I generally like how I feel after I’ve done metta “right”, but I find I often have self-centered motives sneak into it that make it hard to reach that attitude of completely unconditional love. For instance, if I’m sending metta to a friend, I might hope that they are happy because I like it when people around me are happy, or even because just imagining someone happy makes me feel safe. Then my focus starts alternating between the feeling of safety – something that is about my own needs rather than about the other person – and the actual loving-kindness. While there isn’t anything wrong about enjoying a feeling of safety, it tends to be conditional on the other person being around and acting in a particular way. As a result, focusing on it usually doesn’t leave me with a more lasting sense of well-being the way that successfully focusing on metta does.

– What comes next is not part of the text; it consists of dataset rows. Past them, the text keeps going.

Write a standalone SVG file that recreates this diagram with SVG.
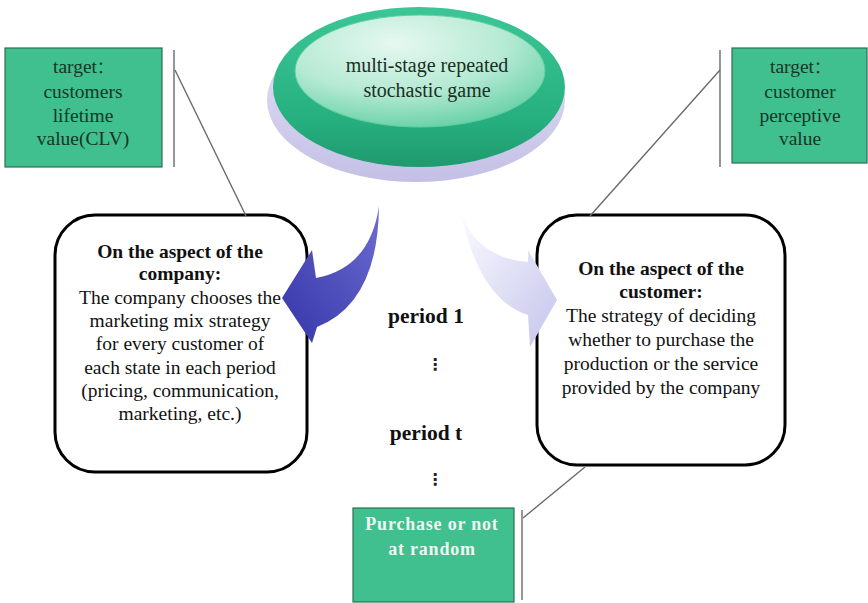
<svg xmlns="http://www.w3.org/2000/svg" width="868" height="603" viewBox="0 0 868 603">
  <defs>
    <style>
      .serif { font-family: "Liberation Serif", "Times New Roman", serif; }
      .tbox { fill: #40bf8f; stroke: #2d6e55; stroke-width: 1.2; }
      .tlabel { font-size: 19.5px; fill: #173626; text-anchor: middle; }
      .rbox { fill: #ffffff; stroke: #000000; stroke-width: 3; }
      .body { font-size: 19.5px; fill: #111111; text-anchor: middle; }
      .bold { font-weight: bold; }
      .lead { stroke: #6a6a6a; stroke-width: 1.4; fill: none; }
      .period { font-size: 21.5px; font-weight: bold; fill: #111111; text-anchor: middle; }
      .dots { font-family: "DejaVu Sans", sans-serif; font-size: 16px; font-weight: bold; fill: #222222; text-anchor: middle; }
    </style>
    <linearGradient id="baseGrad" x1="0" y1="0" x2="0" y2="1">
      <stop offset="0" stop-color="#e6e4f7"/>
      <stop offset="1" stop-color="#c4c0e6"/>
    </linearGradient>
    <linearGradient id="rimGrad" x1="0" y1="0" x2="0" y2="1">
      <stop offset="0" stop-color="#3cc596"/>
      <stop offset="0.7" stop-color="#27b07f"/>
      <stop offset="1" stop-color="#1f9a6e"/>
    </linearGradient>
    <radialGradient id="capGrad" cx="0.4" cy="0.25" r="0.8">
      <stop offset="0" stop-color="#e6f8f0"/>
      <stop offset="0.55" stop-color="#b6ead4"/>
      <stop offset="1" stop-color="#62cfa4"/>
    </radialGradient>
    <linearGradient id="blueArrow" x1="1" y1="0" x2="0" y2="1">
      <stop offset="0" stop-color="#6c6cd2"/>
      <stop offset="1" stop-color="#3535a8"/>
    </linearGradient>
    <linearGradient id="paleArrow" x1="0" y1="0" x2="1" y2="1">
      <stop offset="0" stop-color="#fbfbff"/>
      <stop offset="1" stop-color="#c4c4ec"/>
    </linearGradient>
  </defs>

  <!-- central game node -->
  <g id="game">
    <ellipse cx="416" cy="100" rx="149" ry="82" fill="url(#baseGrad)"/>
    <ellipse cx="419" cy="87" rx="146" ry="80" fill="url(#rimGrad)"/>
    <ellipse cx="420" cy="71" rx="125" ry="56" fill="url(#capGrad)" stroke="#5fcfa3" stroke-width="1"/>
    <text class="serif" font-size="20" fill="#1b2e25" text-anchor="middle" x="427" y="72">multi-stage repeated</text>
    <text class="serif" font-size="20" fill="#1b2e25" text-anchor="middle" x="427" y="97">stochastic game</text>
  </g>

  <g id="target-company">
    <rect class="tbox" x="5" y="48" width="157" height="119"/>
    <text class="serif tlabel" x="83" y="73">target<tspan font-family="'Noto Sans CJK SC', sans-serif" font-size="16">：</tspan></text>
    <text class="serif tlabel" x="83" y="98">customers</text>
    <text class="serif tlabel" x="83" y="122">lifetime</text>
    <text class="serif tlabel" x="83" y="145">value(CLV)</text>
  </g>

  <g id="target-customer">
    <rect class="tbox" x="732" y="48" width="135" height="115"/>
    <text class="serif tlabel" x="800" y="73">target<tspan font-family="'Noto Sans CJK SC', sans-serif" font-size="16">：</tspan></text>
    <text class="serif tlabel" x="800" y="98">customer</text>
    <text class="serif tlabel" x="800" y="122">perceptive</text>
    <text class="serif tlabel" x="800" y="145">value</text>
  </g>

  <g id="company">
    <rect class="rbox" x="55" y="215" width="252" height="257" rx="40" ry="40"/>
    <text class="serif body bold" x="180" y="258">On the aspect of the</text>
    <text class="serif body bold" x="180" y="280">company:</text>
    <text class="serif body" x="180" y="304">The company chooses the</text>
    <text class="serif body" x="180" y="327">marketing mix strategy</text>
    <text class="serif body" x="180" y="350">for every customer of</text>
    <text class="serif body" x="180" y="374">each state in each period</text>
    <text class="serif body" x="180" y="397">(pricing, communication,</text>
    <text class="serif body" x="180" y="420">marketing, etc.)</text>
  </g>

  <g id="customer">
    <rect class="rbox" x="537" y="215" width="248" height="250" rx="40" ry="40"/>
    <text class="serif body bold" x="661" y="275">On the aspect of the</text>
    <text class="serif body bold" x="661" y="298">customer:</text>
    <text class="serif body" x="661" y="322">The strategy of deciding</text>
    <text class="serif body" x="661" y="346">whether to purchase the</text>
    <text class="serif body" x="661" y="370">production or the service</text>
    <text class="serif body" x="661" y="394">provided by the company</text>
  </g>

  <g id="periods">
    <text class="serif period" x="426" y="323">period 1</text>
    <text class="dots" x="435" y="370">⋮</text>
    <text class="serif period" x="426" y="440">period t</text>
    <text class="dots" x="435" y="485">⋮</text>
  </g>

  <g id="random-purchase">
    <rect class="tbox" x="353" y="508" width="161" height="94"/>
    <text class="serif bold" font-size="18" letter-spacing="0.8" fill="#eef8f2" text-anchor="middle" x="432" y="530">Purchase or not</text>
    <text class="serif bold" font-size="18" letter-spacing="0.8" fill="#eef8f2" text-anchor="middle" x="432" y="555">at random</text>
  </g>

  <!-- leader lines and curved arrows, drawn over the boxes -->
  <g id="connectors">
    <line class="lead" x1="174" y1="50" x2="174" y2="167"/>
    <line class="lead" x1="175" y1="70" x2="246" y2="216"/>
    <line class="lead" x1="720" y1="50" x2="720" y2="167"/>
    <line class="lead" x1="720" y1="70" x2="590" y2="216"/>
    <line class="lead" x1="522" y1="510" x2="522" y2="600"/>
    <line class="lead" x1="523" y1="518" x2="585" y2="467"/>
    <path id="arrow-company" fill="url(#blueArrow)"
          d="M 379,206 Q 370,268 316,278 L 312,250 L 282,298 L 312,343 L 317,327 Q 378,303 379,206 Z"/>
    <path id="arrow-customer" fill="url(#paleArrow)"
          d="M 461,214 Q 478,258 528,262 L 528,250 L 557,300 L 530,347 L 528,315 Q 480,300 461,214 Z"/>
  </g>
</svg>
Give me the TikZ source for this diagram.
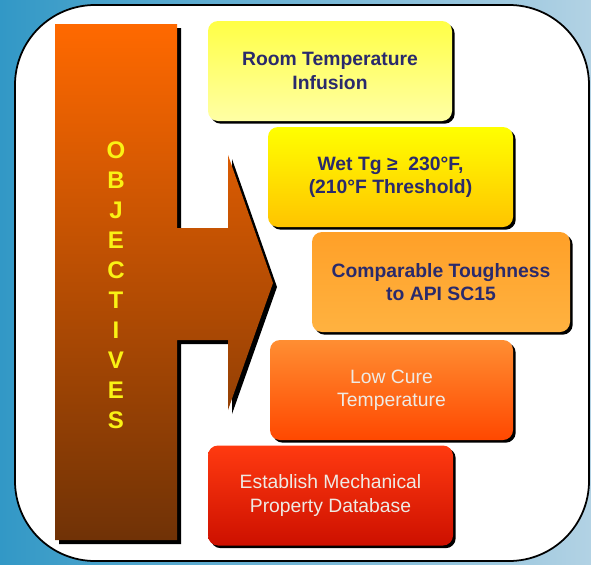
\documentclass[tikz,border=0pt]{standalone}
\usepackage{fontspec}
\setmainfont{Liberation Sans}
\usetikzlibrary{shadows}

\definecolor{navytxt}{RGB}{42,42,108}
\definecolor{lighttxt}{RGB}{238,234,228}
\definecolor{letteryel}{RGB}{250,242,20}

\begin{document}
\begin{tikzpicture}[x=0.3mm, y=-0.3mm,
  goal/.style={rounded corners=3mm, minimum height=30mm, align=center, inner sep=2pt,
    font=\fontsize{16.5}{20}\selectfont,
    drop shadow={shadow xshift=0.8mm, shadow yshift=-0.8mm, fill=black, opacity=1}},
  dark/.style={goal, text=navytxt, font=\fontsize{16.5}{20}\selectfont\bfseries},
  light/.style={goal, text=lighttxt},
  letter/.style={text=letteryel, font=\fontsize{20.5}{22}\selectfont\bfseries, inner sep=0pt}
]
% Background and panel
\shade[left color={rgb,255:red,50;green,152;blue,198}, right color={rgb,255:red,178;green,210;blue,228}]
  (0,0) rectangle (591,564);
\draw[fill=white, line width=1.5pt, rounded corners=24mm] (15,5) rectangle (589,561);

% Big arrow (shadow first)
\fill[black, shift={(4,4)}]
  (55,24) -- (177,24) -- (177,228) -- (228,228) -- (228,155) -- (273,283)
  -- (228,410) -- (228,340) -- (177,340) -- (177,540) -- (55,540) -- cycle;
\shade[top color={rgb,255:red,255;green,105;blue,0}, bottom color={rgb,255:red,112;green,50;blue,6}]
  (55,24) -- (177,24) -- (177,228) -- (228,228) -- (228,155) -- (273,283)
  -- (228,410) -- (228,340) -- (177,340) -- (177,540) -- (55,540) -- cycle;

% Vertical title
\foreach \ch [count=\i from 0] in {O,B,J,E,C,T,I,V,E,S}
  \node[letter] (ltr\i) at (116,150+30*\i) {\ch};

% Objective boxes
\node[dark, minimum width=73.2mm, top color={rgb,255:red,255;green,255;blue,70}, bottom color={rgb,255:red,255;green,255;blue,165}]
  (infusion) at (330,71) {Room Temperature\\Infusion};
\node[dark, minimum width=73.5mm, top color={rgb,255:red,255;green,255;blue,0}, bottom color={rgb,255:red,255;green,196;blue,0}]
  (wettg) at (390.5,177) {Wet Tg ≥~ 230°F,\\(210°F Threshold)};
\node[dark, minimum width=77.4mm, top color={rgb,255:red,255;green,160;blue,40}, bottom color={rgb,255:red,255;green,178;blue,64}]
  (tough) at (441,282) {Comparable Toughness\\to API SC15};
\node[light, minimum width=72.9mm, top color={rgb,255:red,255;green,142;blue,50}, bottom color={rgb,255:red,255;green,72;blue,0}]
  (lowcure) at (391.5,390) {Low Cure\\Temperature};
\node[light, minimum width=73.5mm, top color={rgb,255:red,255;green,58;blue,16}, bottom color={rgb,255:red,205;green,16;blue,0}]
  (database) at (330.5,495.5) {Establish Mechanical\\Property Database};
\end{tikzpicture}
\end{document}
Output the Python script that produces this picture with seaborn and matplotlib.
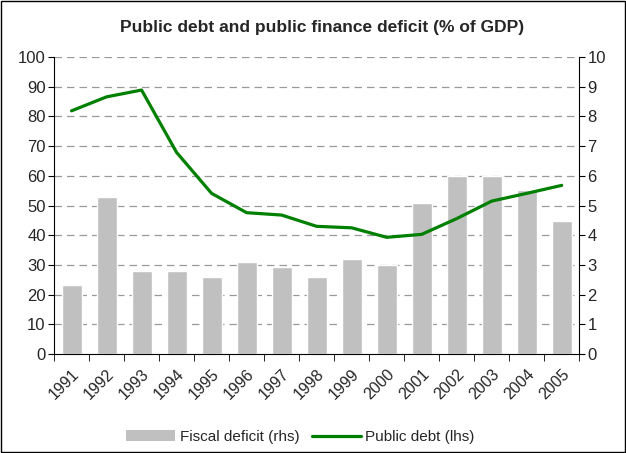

But there’s a fix to this: sitting on public transit and sending metta to any strangers I see. First I’m in all likelihood never going to see these people again, so them being happy isn’t going to benefit me. Also, they usually have basically neutral or slightly stressed-out expressions, and I make it a point of sending them goodwill exactly as they are, without asking them to change. This seems to have the consequence that the actual metta gets easier to tap into.

I have also found it useful to combine metta with an Internal Family Systems style attitude. Anytime I get bored and distracted by the practice, I send metta towards the part of my mind that is making me feel distracted or bored, and give it appreciation for whatever its positive purpose in distracting me was.